To load-balance and add fault-tolerance to a multihomed configuration that has multiple connections to multiple ISPs (as Figure 6 shows), you can use the same methods that you use for multihomed configurations that have multiple connections to one ISP. However, remember that the MED attribute works only in situations in which an AS has multiple connections to another AS (i.e., MED is nontransitive). Thus, if you have only one link each to multiple ISPs, you can't use the MED attribute. In Figure 6, Company A has only one connection to each ISP, so Company A's administrator can't use the MED attribute. Instead, the administrator can manipulate the AS-PATH attribute to advertise a route.
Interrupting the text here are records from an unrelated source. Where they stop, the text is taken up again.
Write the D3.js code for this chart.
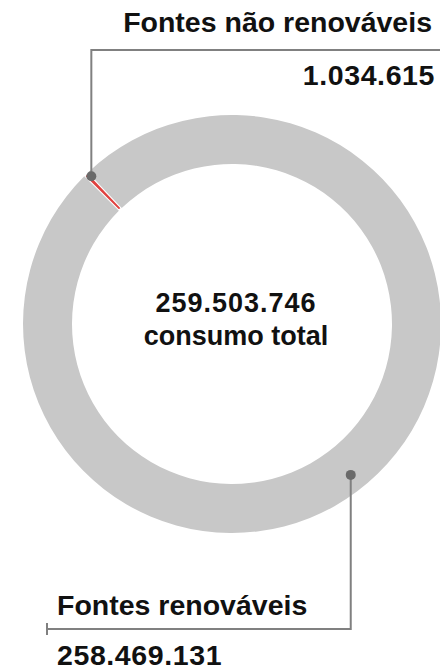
<!DOCTYPE html>
<html lang="pt">
<head>
    <meta charset="UTF-8">
    <title>Consumo de energia</title>
    <script src="https://cdn.jsdelivr.net/npm/d3@7"></script>
    <style>
        body { margin: 0; background: #fff; }
        text { font-family: "Liberation Sans", Arial, sans-serif; font-weight: bold; fill: #111; }
    </style>
</head>
<body>
<script type="text/javascript">
    // dados
    var categories = ['Fontes não renováveis', 'Fontes renováveis'];
    var values = [1034615, 258469131];
    var totalLabel = ['259.503.746', 'consumo total'];
    var colors = ['#e0413f', '#c8c8c8'];

    var width = 440;
    var height = 672;
    var cx = 232, cy = 324;
    var outerR = 209, innerR = 160;

    var svg = d3.select('body').append('svg')
            .attr('width', width)
            .attr('height', height);

    var fmt = d3.formatLocale({decimal: ',', thousands: '.', grouping: [3], currency: ['R$', '']}).format(',d');

    // o pedaço pequeno fica a cerca de -44 graus
    var start = -45 * Math.PI / 180;
    var pie = d3.pie()
            .sort(null)
            .startAngle(start)
            .endAngle(start + 2 * Math.PI)
            .value(function (d) { return d; });
    var arcs = pie(values);

    var arc = d3.arc()
            .innerRadius(innerR)
            .outerRadius(outerR);

    var g = svg.append('g')
            .attr('transform', 'translate(' + cx + ',' + cy + ')');

    g.selectAll('.slice')
            .data(arcs)
            .enter()
            .append('path')
            .attr('class', 'slice')
            .attr('d', arc)
            .style('fill', function (d, i) { return colors[i]; })
            .style('stroke', '#fff')
            .style('stroke-width', function (d, i) { return i === 0 ? 2.2 : 0; });

    // texto central
    g.selectAll('.centerText')
            .data(totalLabel)
            .enter()
            .append('text')
            .attr('class', 'centerText')
            .attr('x', 4)
            .attr('y', function (d, i) { return -12 + i * 33; })
            .attr('text-anchor', 'middle')
            .style('font-size', '27px')
            .style('letter-spacing', function (d, i) { return i === 0 ? '1px' : '0px'; })
            .text(function (d) { return d; });

    // linhas de chamada
    var leaders = [
        {angle: arcs[0].startAngle + (arcs[0].endAngle - arcs[0].startAngle) / 2 + 0.012, r: 204, y: 50, xEnd: 450},
        {angle: 141.8 * Math.PI / 180, r: 192, y: 629, xEnd: 47}
    ];
    leaders.forEach(function (l) {
        l.x = cx + l.r * Math.sin(l.angle);
        l.dy = cy - l.r * Math.cos(l.angle);
    });

    svg.selectAll('.leader')
            .data(leaders)
            .enter()
            .append('polyline')
            .attr('class', 'leader')
            .attr('points', function (d) {
                return [[d.x, d.dy], [d.x, d.y], [d.xEnd, d.y]].join(' ');
            })
            .style('fill', 'none')
            .style('stroke', '#808080')
            .style('stroke-width', 2);

    svg.append('line')
            .attr('x1', 47).attr('x2', 47)
            .attr('y1', 623).attr('y2', 635)
            .style('stroke', '#808080')
            .style('stroke-width', 2);

    svg.selectAll('.dot')
            .data(leaders)
            .enter()
            .append('circle')
            .attr('class', 'dot')
            .attr('cx', function (d) { return d.x; })
            .attr('cy', function (d) { return d.dy; })
            .attr('r', 5)
            .style('fill', '#6a6a6a');

    // rótulos
    var labels = [
        {text: categories[0], x: 432, y: 32, anchor: 'end', num: false},
        {text: fmt(values[0]), x: 435, y: 85, anchor: 'end', num: true},
        {text: categories[1], x: 57, y: 615, anchor: 'start', num: false},
        {text: fmt(values[1]), x: 57, y: 665, anchor: 'start', num: true}
    ];
    svg.selectAll('.label')
            .data(labels)
            .enter()
            .append('text')
            .attr('class', 'label')
            .attr('x', function (d) { return d.x; })
            .attr('y', function (d) { return d.y; })
            .attr('text-anchor', function (d) { return d.anchor; })
            .style('font-size', '28.5px')
            .style('letter-spacing', function (d) { return d.num ? '0.6px' : '0px'; })
            .text(function (d) { return d.text; });
</script>
</body>
</html>
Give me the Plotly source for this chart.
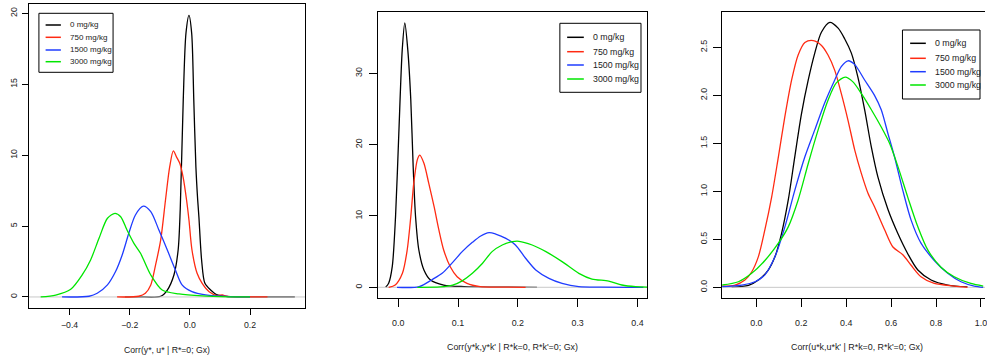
import plotly.graph_objects as go

# ---------------- data ----------------
doses = ["0 mg/kg", "750 mg/kg", "1500 mg/kg", "3000 mg/kg"]
colors = ["#000000", "#FF2A12", "#1F3CFF", "#00E600"]

# Panel 1: Corr(y*, u* | R*=0; Gx)
p1_x_0 = [-0.216, -0.170, -0.097, -0.075, -0.053, -0.039, -0.032, -0.022, -0.013, -0.003, 0.006, 0.013, 0.020, 0.026, 0.030, 0.039, 0.050, 0.069, 0.091, 0.132, 0.25, 0.349]
p1_y_0 = [0, 0.01, 0.05, 0.49, 1.55, 3.31, 6.2, 13.9, 18.6, 19.86, 18.6, 13.9, 9.19, 6.84, 5.66, 2.61, 0.96, 0.49, 0.14, 0.02, 0.01, 0]
p1_x_750 = [-0.242, -0.170, -0.148, -0.130, -0.114, -0.097, -0.081, -0.067, -0.055, -0.045, -0.033, -0.022, -0.011, -0.003, 0.007, 0.024, 0.041, 0.064, 0.091, 0.108, 0.120, 0.14, 0.20, 0.258]
p1_y_750 = [0, 0.05, 0.26, 0.85, 2.26, 4.02, 6.84, 9.19, 10.30, 9.9, 9.4, 8.4, 6.84, 5.43, 3.31, 1.67, 0.96, 0.37, 0.10, 0.15, 0.05, 0.02, 0.01, 0]
p1_x_1500 = [-0.425, -0.335, -0.308, -0.274, -0.247, -0.225, -0.203, -0.181, -0.155, -0.130, -0.103, -0.075, -0.048, -0.026, 0.007, 0.052, 0.132, 0.20]
p1_y_1500 = [0, 0.05, 0.26, 0.85, 1.79, 2.96, 4.49, 5.78, 6.40, 6.02, 4.72, 3.31, 1.90, 0.85, 0.37, 0.14, 0.02, 0]
p1_x_3000 = [-0.496, -0.446, -0.396, -0.358, -0.330, -0.302, -0.274, -0.249, -0.230, -0.209, -0.186, -0.164, -0.130, -0.092, -0.036, 0.041, 0.132, 0.20]
p1_y_3000 = [0, 0.13, 0.54, 1.55, 2.61, 4.14, 5.55, 5.90, 5.66, 4.72, 3.78, 3.08, 1.55, 0.49, 0.21, 0.07, 0.01, 0]

# Panel 2: Corr(y*k,y*k' | R*k=0, R*k'=0; Gx)
p2_x_0 = [-0.021, -0.016, -0.010, -0.0045, 0.001, 0.0067, 0.011, 0.016, 0.021, 0.025, 0.029, 0.0345, 0.043, 0.054, 0.076, 0.11, 0.17, 0.232]
p2_y_0 = [0, 0.56, 2.89, 9.9, 21.6, 33.3, 37.1, 33.3, 26.3, 16.9, 9.9, 5.23, 2.43, 1.02, 0.32, 0.1, 0.03, 0]
p2_x_750 = [-0.016, -0.005, 0.007, 0.015, 0.021, 0.026, 0.032, 0.036, 0.043, 0.051, 0.060, 0.068, 0.076, 0.087, 0.0985, 0.115, 0.137, 0.17, 0.213]
p2_y_750 = [0, 0.32, 1.96, 5.23, 9.9, 14.6, 17.9, 18.55, 17.4, 14.6, 11.3, 8.04, 5.23, 2.89, 1.49, 0.56, 0.1, 0.03, 0]
p2_x_1500 = [-0.002, 0.035, 0.057, 0.074, 0.091, 0.107, 0.124, 0.138, 0.152, 0.163, 0.180, 0.196, 0.213, 0.230, 0.252, 0.274, 0.302, 0.34, 0.41]
p2_y_1500 = [0, 0.1, 1.1, 2.0, 3.5, 5.0, 6.3, 7.2, 7.66, 7.47, 6.87, 5.93, 4.07, 2.43, 1.26, 0.56, 0.1, 0.02, 0]
p2_x_3000 = [0.032, 0.070, 0.091, 0.107, 0.124, 0.141, 0.157, 0.174, 0.191, 0.202, 0.224, 0.247, 0.274, 0.302, 0.324, 0.352, 0.374, 0.397, 0.419]
p2_y_3000 = [0, 0.05, 0.3, 0.9, 1.96, 3.37, 5.0, 5.93, 6.4, 6.45, 5.93, 5.0, 3.6, 1.96, 1.16, 0.88, 0.32, 0.08, 0.02]

# Panel 3: Corr(u*k,u*k' | R*k=0, R*k'=0; Gx)
p3_x_0 = [-0.11, -0.035, 0.009, 0.053, 0.083, 0.112, 0.142, 0.171, 0.201, 0.231, 0.260, 0.290, 0.327, 0.364, 0.393, 0.423, 0.452, 0.482, 0.512, 0.541, 0.586, 0.630, 0.674, 0.719, 0.778, 0.852, 0.94]
p3_y_0 = [0, 0.02, 0.076, 0.18, 0.32, 0.56, 0.91, 1.36, 1.81, 2.16, 2.44, 2.66, 2.76, 2.70, 2.59, 2.44, 2.19, 1.85, 1.46, 1.15, 0.81, 0.56, 0.35, 0.18, 0.076, 0.024, 0.005]
p3_x_750 = [-0.154, -0.095, -0.051, -0.021, 0.009, 0.038, 0.068, 0.098, 0.127, 0.157, 0.186, 0.216, 0.253, 0.290, 0.319, 0.349, 0.378, 0.408, 0.438, 0.467, 0.497, 0.526, 0.571, 0.608, 0.652, 0.689, 0.733, 0.792, 0.881, 0.94]
p3_y_750 = [0.013, 0.024, 0.076, 0.16, 0.32, 0.60, 0.94, 1.36, 1.78, 2.16, 2.42, 2.55, 2.57, 2.52, 2.42, 2.26, 2.02, 1.74, 1.43, 1.19, 0.98, 0.84, 0.60, 0.42, 0.34, 0.23, 0.11, 0.04, 0.013, 0]
p3_x_1500 = [-0.154, -0.065, -0.006, 0.038, 0.083, 0.127, 0.171, 0.216, 0.260, 0.304, 0.349, 0.378, 0.408, 0.438, 0.482, 0.526, 0.556, 0.586, 0.615, 0.652, 0.689, 0.733, 0.792, 0.852, 0.911, 0.970, 1.01]
p3_y_1500 = [0.008, 0.024, 0.058, 0.13, 0.32, 0.63, 1.01, 1.36, 1.64, 1.92, 2.16, 2.30, 2.36, 2.32, 2.16, 2.00, 1.85, 1.60, 1.36, 1.01, 0.70, 0.46, 0.28, 0.146, 0.058, 0.013, 0]
p3_x_3000 = [-0.154, -0.080, -0.021, 0.038, 0.098, 0.142, 0.186, 0.231, 0.275, 0.319, 0.356, 0.396, 0.430, 0.467, 0.512, 0.556, 0.593, 0.630, 0.674, 0.719, 0.763, 0.822, 0.881, 0.955, 1.01]
p3_y_3000 = [0.024, 0.058, 0.146, 0.28, 0.46, 0.63, 0.91, 1.29, 1.64, 1.95, 2.13, 2.19, 2.14, 2.02, 1.85, 1.67, 1.50, 1.26, 0.94, 0.63, 0.39, 0.21, 0.11, 0.04, 0.013]

x_titles = ["Corr(y*, u* | R*=0; Gx)",
            "Corr(y*k,y*k' | R*k=0, R*k'=0; Gx)",
            "Corr(u*k,u*k' | R*k=0, R*k'=0; Gx)"]
x_ticks = [[-0.4, -0.2, 0.0, 0.2], [0.0, 0.1, 0.2, 0.3, 0.4], [0.0, 0.2, 0.4, 0.6, 0.8, 1.0]]
y_ticks = [[0, 5, 10, 15, 20], [0, 10, 20, 30], [0.0, 0.5, 1.0, 1.5, 2.0, 2.5]]
y_fmt = ["d", "d", ".1f"]

series = [
    [(p1_x_0, p1_y_0), (p1_x_750, p1_y_750), (p1_x_1500, p1_y_1500), (p1_x_3000, p1_y_3000)],
    [(p2_x_0, p2_y_0), (p2_x_750, p2_y_750), (p2_x_1500, p2_y_1500), (p2_x_3000, p2_y_3000)],
    [(p3_x_0, p3_y_0), (p3_x_750, p3_y_750), (p3_x_1500, p3_y_1500), (p3_x_3000, p3_y_3000)],
]

# ---------------- layout geometry (pixels) ----------------
W, H = 987, 360
FONT = "Liberation Sans, Arial, Helvetica, sans-serif"
TXT = "#222222"

panels = [
    dict(box=(29, 4.3, 306, 308.3), xr=(-0.535, 0.384), yr=(-0.80, 20.64), fs=8.7, lfs=8.0,
         tl=6, xso=2, yso=1,
         leg=dict(box=(39, 13.3, 113.3, 72.3), ys=(25, 37.3, 50, 61.7), lx=(45.7, 61), tx=67.7),
         title=(167.8, 350), ymirror=True),
    dict(box=(378.3, 12.3, 648.3, 297.7), xr=(-0.0346, 0.416), yr=(-1.46, 38.57), fs=8.9, lfs=8.8,
         tl=8, xso=9, yso=3,
         leg=dict(box=(561, 23.3, 642.3, 92.3), ys=(37.3, 51.7, 65, 79), lx=(568.3, 585), tx=592.3),
         title=(513.3, 346.7), ymirror=True),
    dict(box=(723.7, 12.3, 987, 297.7), xr=(-0.152, 1.018), yr=(-0.108, 2.865), fs=8.9, lfs=8.8,
         tl=8, xso=9, yso=3,
         leg=dict(box=(904.3, 30, 982, 99), ys=(43.3, 58.3, 71.7, 85), lx=(912, 927.7), tx=935.3),
         title=(858.7, 346.7), ymirror=False),
]

def fx(px):
    return px / W

def fy(py):
    return 1 - py / H

fig = go.Figure()
shapes = []
annotations = []

for i, p in enumerate(panels):
    sfx = "" if i == 0 else str(i + 1)
    xa, ya = "x" + sfx, "y" + sfx
    curves = series[i]
    order = [0, "zero", 1, 2, 3]
    for k in order:
        if k == "zero":
            fig.add_trace(go.Scatter(x=list(p["xr"]), y=[0, 0], mode="lines",
                                     line=dict(color="#C8C8C8", width=1),
                                     hoverinfo="skip", showlegend=False, xaxis=xa, yaxis=ya))
            continue
        cx, cy = curves[k]
        fig.add_trace(go.Scatter(x=cx, y=cy, mode="lines", name=doses[k],
                                 line=dict(color=colors[k], width=1.3, shape="spline", smoothing=0.8),
                                 showlegend=False, xaxis=xa, yaxis=ya))

    x0, y0, x1, y1 = p["box"]
    axis_common = dict(showgrid=False, zeroline=False, showline=True, linecolor="black", linewidth=1,
                       ticks="outside", ticklen=p["tl"], tickwidth=1, tickcolor="black",
                       ticklabeloverflow="allow",
                       tickfont=dict(family=FONT, size=p["fs"], color=TXT))
    fig.update_layout(**{
        "xaxis" + sfx: dict(domain=[fx(x0), fx(x1)], range=list(p["xr"]), anchor=ya,
                            tickvals=x_ticks[i], tickformat=".1f", mirror=True,
                            ticklabelstandoff=p["xso"], **axis_common),
        "yaxis" + sfx: dict(domain=[fy(y1), fy(y0)], range=list(p["yr"]), anchor=xa,
                            tickvals=y_ticks[i], tickformat=y_fmt[i], tickangle=-90,
                            mirror=p["ymirror"], ticklabelstandoff=p["yso"], **axis_common),
    })

    # axis title
    tx, ty = p["title"]
    annotations.append(dict(x=fx(tx), y=fy(ty), xref="paper", yref="paper", text=x_titles[i],
                            showarrow=False, xanchor="center", yanchor="middle",
                            font=dict(family=FONT, size=p["fs"], color=TXT)))

    # legend box
    lg = p["leg"]
    bx0, by0, bx1, by1 = lg["box"]
    shapes.append(dict(type="rect", xref="paper", yref="paper", x0=fx(bx0), x1=fx(bx1),
                       y0=fy(by1), y1=fy(by0), line=dict(color="black", width=1), fillcolor="white"))
    for k, ly in enumerate(lg["ys"]):
        shapes.append(dict(type="line", xref="paper", yref="paper", x0=fx(lg["lx"][0]), x1=fx(lg["lx"][1]),
                           y0=fy(ly), y1=fy(ly), line=dict(color=colors[k], width=1.5)))
        annotations.append(dict(x=fx(lg["tx"]), y=fy(ly), xref="paper", yref="paper", text=doses[k],
                                showarrow=False, xanchor="left", yanchor="middle",
                                font=dict(family=FONT, size=p["lfs"], color=TXT)))

fig.update_layout(width=W, height=H, margin=dict(l=0, r=0, t=0, b=0),
                  paper_bgcolor="white", plot_bgcolor="white", showlegend=False,
                  shapes=shapes, annotations=annotations)

fig.write_html("out.html")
For example, to set AS1 as the backup link for 130.1.0.0/16, the administrator can create a bogus AS-PATH value by adding 4 to the normal AS-PATH value 4. When Router 3 advertises 130.1.0.0/16 with an AS-PATH value of 4 4 to AS1, AS1 will advertise the route with an AS-PATH value of 1 4 4 to AS3. Router 4 advertises 130.1.0.0/16 with a normal AS-PATH value of 4 to AS2, and AS2 advertises the route with an AS-PATH value of 2 4 to AS3. Therefore, AS3 will choose the AS2 link for traffic to 130.1.0.0/16 because this route is shorter.
When you connect to multiple ISPs, block all ISP-established routes and their learned routes except routes that you specify. Otherwise, ISPs might discover a short path to another destination through your AS, and your network might become a transit AS for traffic between ISPs.
Fasten Your Seat Belts
You can use the building blocks I've described to build a redundant IP routing configuration. Multiple default gateways, IRDP, and VRRP provide first-layer routing redundancy. Multihomed Internet connections that use BGP provide second-layer routing redundancy. If you set up additional routers between the first and second layers, such as backbone routers for your network, be sure to use multiple routers and paths to incorporate redundancy. In addition, consider using reliable or redundant switches for your Internet hosts and routers. When you have a highly redundant network in place, you provide a disaster-resistant vehicle to safely carry your e-business onto the Internet.